- Your goal
Copy every line, exactly and only, from the line containing "The picture is" to the line containing "plt.rcParams['mathtext.fontset'] = 'dejavuserif'", both lines included.

- Provided records
'''

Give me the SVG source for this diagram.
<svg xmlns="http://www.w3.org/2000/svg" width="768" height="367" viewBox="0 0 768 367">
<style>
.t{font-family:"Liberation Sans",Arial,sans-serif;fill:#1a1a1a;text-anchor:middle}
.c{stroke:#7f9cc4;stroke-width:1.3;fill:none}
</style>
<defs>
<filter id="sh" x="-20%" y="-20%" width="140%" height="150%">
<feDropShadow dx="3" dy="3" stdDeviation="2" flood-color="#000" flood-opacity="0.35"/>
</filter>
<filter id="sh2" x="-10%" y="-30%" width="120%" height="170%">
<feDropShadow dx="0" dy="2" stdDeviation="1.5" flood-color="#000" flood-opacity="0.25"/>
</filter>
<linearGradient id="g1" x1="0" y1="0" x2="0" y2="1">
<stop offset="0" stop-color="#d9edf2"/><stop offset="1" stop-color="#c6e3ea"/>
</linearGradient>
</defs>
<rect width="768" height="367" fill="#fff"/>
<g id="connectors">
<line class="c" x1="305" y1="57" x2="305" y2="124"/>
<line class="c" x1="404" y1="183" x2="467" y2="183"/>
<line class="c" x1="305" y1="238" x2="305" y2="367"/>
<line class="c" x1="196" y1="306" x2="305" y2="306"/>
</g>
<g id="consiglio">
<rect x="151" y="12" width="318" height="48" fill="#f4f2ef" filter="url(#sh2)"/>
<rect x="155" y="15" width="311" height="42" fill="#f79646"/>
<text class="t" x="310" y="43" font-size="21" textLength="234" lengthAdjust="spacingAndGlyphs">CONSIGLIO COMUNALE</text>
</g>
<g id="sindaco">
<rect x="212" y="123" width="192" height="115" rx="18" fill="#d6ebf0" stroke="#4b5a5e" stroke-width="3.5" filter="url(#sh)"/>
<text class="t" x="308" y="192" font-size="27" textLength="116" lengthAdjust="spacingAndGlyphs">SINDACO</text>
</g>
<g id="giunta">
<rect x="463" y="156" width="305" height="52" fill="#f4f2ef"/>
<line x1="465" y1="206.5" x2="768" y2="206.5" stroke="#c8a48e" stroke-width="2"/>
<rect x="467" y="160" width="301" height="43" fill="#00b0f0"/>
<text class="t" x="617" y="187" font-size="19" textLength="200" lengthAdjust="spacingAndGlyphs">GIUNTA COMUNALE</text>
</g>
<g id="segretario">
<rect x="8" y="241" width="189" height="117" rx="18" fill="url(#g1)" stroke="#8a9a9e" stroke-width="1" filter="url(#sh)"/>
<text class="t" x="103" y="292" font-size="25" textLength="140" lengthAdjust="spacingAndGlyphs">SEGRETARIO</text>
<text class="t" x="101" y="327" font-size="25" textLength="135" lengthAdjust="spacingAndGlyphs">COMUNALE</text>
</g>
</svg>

'''
'''

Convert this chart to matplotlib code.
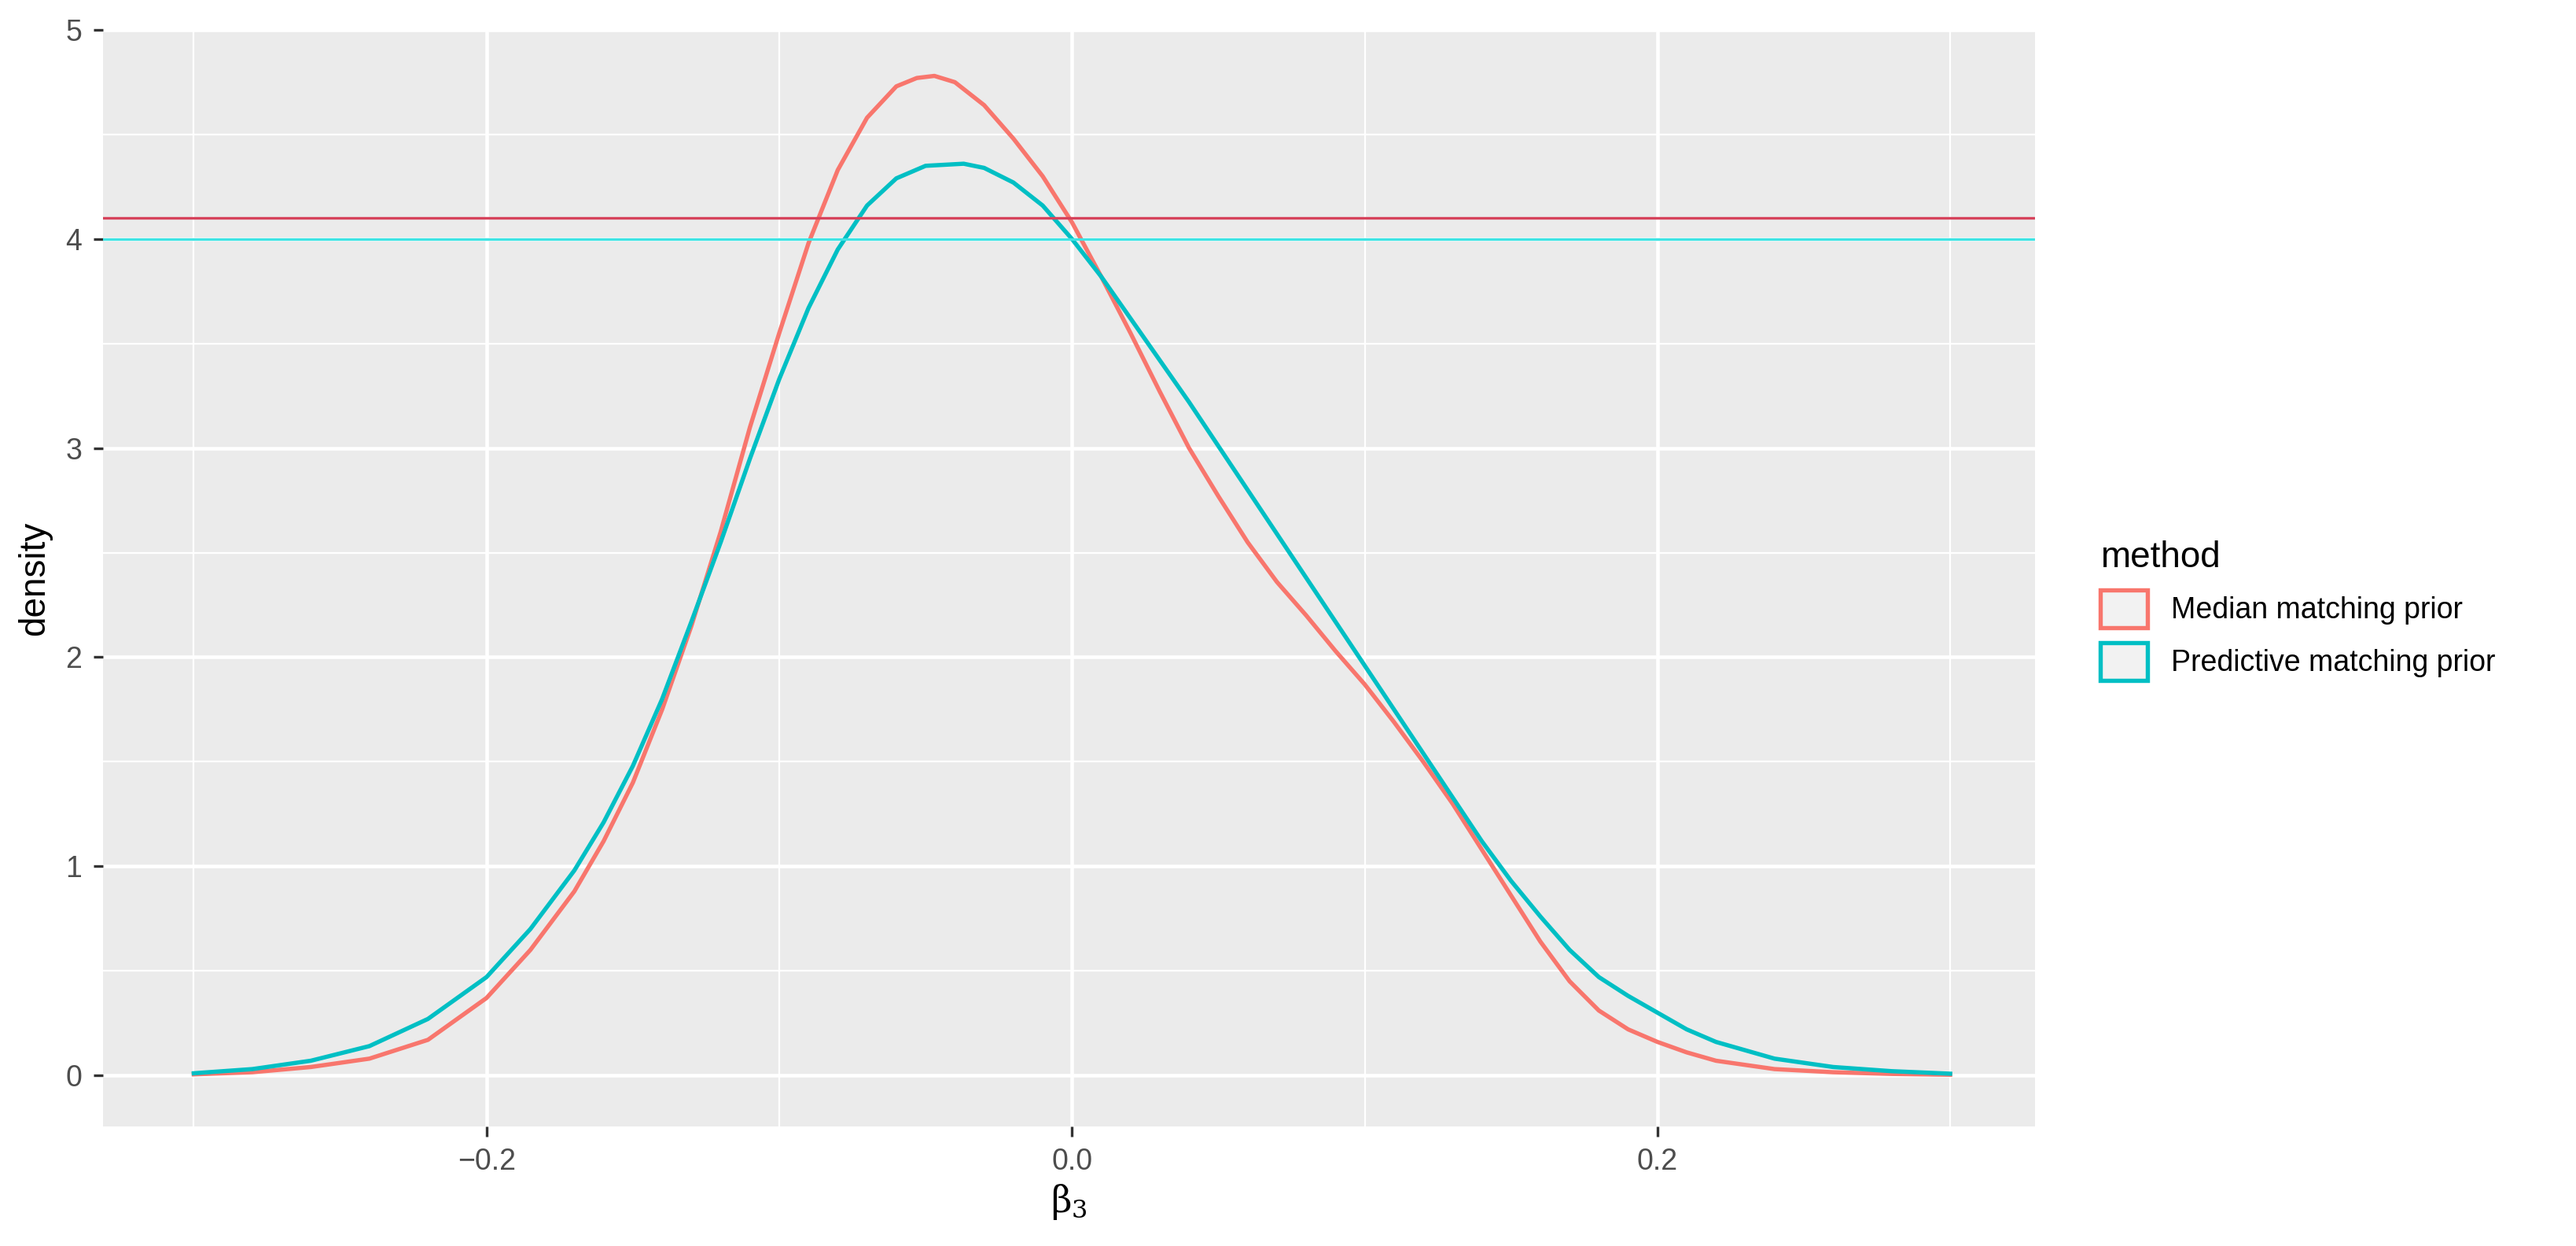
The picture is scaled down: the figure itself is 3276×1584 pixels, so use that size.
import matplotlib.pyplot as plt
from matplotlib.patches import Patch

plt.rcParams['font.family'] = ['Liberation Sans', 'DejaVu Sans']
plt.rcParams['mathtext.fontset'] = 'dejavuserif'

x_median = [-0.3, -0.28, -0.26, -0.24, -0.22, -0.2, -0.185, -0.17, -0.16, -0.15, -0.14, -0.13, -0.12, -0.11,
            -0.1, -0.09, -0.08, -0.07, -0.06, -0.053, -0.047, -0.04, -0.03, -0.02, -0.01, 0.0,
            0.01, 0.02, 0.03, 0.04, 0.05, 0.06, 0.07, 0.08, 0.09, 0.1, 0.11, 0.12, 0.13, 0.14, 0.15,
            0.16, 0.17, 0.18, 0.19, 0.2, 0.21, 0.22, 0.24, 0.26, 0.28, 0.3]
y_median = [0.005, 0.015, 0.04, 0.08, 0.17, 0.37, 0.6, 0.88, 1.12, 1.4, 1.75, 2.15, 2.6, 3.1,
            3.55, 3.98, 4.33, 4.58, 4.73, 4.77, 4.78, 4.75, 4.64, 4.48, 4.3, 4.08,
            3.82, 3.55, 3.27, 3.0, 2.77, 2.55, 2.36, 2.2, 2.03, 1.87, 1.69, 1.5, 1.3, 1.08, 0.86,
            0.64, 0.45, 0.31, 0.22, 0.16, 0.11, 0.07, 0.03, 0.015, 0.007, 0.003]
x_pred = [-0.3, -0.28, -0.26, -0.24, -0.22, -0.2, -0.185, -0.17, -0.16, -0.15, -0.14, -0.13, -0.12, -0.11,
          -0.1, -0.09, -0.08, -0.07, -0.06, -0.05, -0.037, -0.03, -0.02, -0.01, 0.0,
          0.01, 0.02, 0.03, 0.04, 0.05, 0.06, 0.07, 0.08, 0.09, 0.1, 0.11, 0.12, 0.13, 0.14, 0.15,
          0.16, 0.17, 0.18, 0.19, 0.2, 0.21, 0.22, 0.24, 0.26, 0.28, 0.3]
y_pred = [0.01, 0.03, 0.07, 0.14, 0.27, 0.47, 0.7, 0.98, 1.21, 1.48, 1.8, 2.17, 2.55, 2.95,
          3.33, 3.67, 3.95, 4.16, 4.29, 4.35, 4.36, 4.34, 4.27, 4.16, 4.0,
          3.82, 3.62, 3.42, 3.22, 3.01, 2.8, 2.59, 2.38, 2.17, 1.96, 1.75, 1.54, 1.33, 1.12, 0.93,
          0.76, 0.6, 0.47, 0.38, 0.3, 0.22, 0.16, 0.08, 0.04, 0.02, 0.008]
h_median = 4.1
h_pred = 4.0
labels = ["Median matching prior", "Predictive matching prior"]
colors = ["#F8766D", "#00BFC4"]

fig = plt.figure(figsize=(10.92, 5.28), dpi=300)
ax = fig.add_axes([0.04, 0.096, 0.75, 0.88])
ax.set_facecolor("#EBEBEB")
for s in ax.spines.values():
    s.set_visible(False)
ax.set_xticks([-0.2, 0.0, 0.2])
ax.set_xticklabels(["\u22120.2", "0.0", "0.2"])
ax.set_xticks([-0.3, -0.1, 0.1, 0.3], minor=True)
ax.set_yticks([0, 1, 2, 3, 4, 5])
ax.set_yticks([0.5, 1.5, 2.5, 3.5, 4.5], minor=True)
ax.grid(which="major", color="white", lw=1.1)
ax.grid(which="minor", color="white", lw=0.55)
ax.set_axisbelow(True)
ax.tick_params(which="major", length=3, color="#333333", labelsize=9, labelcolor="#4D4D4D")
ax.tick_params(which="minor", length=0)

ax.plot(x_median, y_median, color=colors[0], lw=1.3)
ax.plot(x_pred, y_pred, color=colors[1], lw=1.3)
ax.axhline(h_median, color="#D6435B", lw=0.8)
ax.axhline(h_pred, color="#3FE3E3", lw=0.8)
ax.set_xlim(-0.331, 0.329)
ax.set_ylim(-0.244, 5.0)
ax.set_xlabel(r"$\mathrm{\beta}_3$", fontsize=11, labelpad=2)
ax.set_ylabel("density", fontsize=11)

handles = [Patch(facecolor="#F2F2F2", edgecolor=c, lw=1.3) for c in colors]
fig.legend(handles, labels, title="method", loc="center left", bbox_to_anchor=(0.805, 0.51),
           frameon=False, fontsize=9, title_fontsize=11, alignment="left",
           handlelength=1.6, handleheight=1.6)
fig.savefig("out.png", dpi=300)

'''
'''

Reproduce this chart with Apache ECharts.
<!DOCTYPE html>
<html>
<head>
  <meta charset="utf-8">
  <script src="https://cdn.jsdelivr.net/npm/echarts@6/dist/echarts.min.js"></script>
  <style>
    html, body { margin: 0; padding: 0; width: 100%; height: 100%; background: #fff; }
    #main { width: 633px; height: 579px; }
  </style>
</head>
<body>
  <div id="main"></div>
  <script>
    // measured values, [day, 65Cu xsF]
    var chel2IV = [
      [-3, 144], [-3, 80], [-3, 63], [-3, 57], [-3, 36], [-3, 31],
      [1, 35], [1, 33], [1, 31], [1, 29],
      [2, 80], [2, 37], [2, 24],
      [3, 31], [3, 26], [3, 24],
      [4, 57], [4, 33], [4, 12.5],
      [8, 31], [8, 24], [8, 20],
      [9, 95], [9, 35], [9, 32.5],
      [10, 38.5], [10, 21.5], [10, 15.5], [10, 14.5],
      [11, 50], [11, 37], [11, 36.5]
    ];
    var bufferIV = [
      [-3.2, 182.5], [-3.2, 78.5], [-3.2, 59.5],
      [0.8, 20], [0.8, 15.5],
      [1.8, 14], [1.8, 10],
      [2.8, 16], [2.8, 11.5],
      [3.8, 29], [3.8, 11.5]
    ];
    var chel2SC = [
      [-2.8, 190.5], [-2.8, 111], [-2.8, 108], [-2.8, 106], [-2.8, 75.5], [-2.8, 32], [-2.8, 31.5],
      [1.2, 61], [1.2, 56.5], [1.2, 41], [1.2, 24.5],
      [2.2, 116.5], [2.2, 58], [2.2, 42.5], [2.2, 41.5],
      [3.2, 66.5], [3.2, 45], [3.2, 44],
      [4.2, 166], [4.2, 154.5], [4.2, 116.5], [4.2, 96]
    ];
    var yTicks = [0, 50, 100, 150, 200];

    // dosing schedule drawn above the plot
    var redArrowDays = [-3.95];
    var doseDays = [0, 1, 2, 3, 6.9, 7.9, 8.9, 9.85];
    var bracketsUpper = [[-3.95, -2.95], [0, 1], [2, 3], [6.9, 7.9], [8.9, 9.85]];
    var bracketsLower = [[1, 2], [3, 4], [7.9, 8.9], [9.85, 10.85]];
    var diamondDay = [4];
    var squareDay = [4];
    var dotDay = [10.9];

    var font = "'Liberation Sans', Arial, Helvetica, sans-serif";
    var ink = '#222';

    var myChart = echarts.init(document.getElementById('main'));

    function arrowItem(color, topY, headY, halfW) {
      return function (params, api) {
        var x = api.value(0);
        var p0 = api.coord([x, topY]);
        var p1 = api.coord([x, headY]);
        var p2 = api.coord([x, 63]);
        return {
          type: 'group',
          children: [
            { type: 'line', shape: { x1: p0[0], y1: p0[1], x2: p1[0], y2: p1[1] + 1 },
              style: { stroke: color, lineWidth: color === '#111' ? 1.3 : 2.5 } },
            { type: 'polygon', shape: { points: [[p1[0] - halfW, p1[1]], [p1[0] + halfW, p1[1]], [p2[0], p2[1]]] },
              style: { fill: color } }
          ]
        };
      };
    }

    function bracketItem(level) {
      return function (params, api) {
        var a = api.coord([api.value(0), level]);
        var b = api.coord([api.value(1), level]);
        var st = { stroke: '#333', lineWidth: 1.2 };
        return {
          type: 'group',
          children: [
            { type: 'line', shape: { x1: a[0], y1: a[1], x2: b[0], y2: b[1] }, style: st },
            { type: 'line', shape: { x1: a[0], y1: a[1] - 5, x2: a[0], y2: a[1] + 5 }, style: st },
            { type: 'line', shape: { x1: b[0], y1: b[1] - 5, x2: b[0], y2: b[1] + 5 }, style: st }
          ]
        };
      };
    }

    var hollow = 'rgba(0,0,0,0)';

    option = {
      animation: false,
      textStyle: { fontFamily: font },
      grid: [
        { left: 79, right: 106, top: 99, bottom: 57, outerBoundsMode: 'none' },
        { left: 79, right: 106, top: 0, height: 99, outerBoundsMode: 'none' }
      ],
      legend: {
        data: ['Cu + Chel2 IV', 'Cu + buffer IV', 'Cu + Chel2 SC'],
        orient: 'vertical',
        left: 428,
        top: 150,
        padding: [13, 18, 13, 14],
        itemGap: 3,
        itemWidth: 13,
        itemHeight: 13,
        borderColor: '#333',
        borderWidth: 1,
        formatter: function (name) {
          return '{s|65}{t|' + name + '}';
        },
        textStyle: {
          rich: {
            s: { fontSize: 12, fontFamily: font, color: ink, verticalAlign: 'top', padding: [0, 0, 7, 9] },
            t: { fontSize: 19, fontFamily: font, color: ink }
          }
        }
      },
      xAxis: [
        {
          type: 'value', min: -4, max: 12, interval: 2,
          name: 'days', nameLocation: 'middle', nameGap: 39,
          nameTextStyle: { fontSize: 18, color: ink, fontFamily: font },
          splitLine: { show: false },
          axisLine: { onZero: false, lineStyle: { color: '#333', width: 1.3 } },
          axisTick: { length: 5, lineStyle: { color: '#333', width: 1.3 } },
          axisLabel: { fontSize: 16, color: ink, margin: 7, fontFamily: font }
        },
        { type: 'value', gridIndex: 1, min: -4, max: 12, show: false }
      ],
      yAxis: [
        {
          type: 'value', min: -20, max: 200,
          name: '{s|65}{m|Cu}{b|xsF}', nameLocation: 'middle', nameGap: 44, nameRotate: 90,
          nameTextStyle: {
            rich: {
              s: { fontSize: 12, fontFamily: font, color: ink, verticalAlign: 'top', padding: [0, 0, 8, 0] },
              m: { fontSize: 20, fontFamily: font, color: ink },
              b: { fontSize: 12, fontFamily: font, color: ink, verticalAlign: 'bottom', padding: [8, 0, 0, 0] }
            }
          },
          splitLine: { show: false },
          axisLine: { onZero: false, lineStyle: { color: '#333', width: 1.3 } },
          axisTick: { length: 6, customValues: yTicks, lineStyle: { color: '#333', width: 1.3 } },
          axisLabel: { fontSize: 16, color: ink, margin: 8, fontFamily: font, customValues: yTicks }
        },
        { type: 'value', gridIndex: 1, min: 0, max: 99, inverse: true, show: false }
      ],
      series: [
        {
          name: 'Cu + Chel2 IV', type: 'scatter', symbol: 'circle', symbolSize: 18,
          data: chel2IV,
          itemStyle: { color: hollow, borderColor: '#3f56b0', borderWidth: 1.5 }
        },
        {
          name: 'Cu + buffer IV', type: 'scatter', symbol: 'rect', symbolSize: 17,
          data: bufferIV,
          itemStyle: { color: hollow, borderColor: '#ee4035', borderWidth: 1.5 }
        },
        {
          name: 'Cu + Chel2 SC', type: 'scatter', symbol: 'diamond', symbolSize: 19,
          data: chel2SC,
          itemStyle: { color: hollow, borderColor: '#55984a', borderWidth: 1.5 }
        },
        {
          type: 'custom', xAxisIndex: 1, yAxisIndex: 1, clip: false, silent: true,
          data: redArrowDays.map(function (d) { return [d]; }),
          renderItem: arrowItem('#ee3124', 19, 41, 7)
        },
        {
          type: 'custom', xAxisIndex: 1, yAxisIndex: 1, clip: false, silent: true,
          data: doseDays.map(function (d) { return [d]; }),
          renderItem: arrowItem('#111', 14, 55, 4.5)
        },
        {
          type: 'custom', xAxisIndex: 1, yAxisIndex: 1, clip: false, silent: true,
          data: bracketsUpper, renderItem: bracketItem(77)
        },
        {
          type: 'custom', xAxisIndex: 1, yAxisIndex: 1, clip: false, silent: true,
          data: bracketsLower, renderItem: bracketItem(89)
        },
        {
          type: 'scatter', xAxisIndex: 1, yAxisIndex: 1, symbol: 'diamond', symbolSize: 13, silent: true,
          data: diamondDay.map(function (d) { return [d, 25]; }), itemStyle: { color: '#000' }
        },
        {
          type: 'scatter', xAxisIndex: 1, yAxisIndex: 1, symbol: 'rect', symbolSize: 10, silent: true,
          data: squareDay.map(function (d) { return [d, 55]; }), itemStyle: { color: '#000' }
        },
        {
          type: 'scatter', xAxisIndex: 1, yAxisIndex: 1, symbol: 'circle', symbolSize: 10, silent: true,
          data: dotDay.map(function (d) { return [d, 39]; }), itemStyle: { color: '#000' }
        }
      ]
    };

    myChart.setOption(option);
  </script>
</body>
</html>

'''

- Answer to the task
The picture is scaled down: the figure itself is 3276×1584 pixels, so use that size.
import matplotlib.pyplot as plt
from matplotlib.patches import Patch

plt.rcParams['font.family'] = ['Liberation Sans', 'DejaVu Sans']
plt.rcParams['mathtext.fontset'] = 'dejavuserif'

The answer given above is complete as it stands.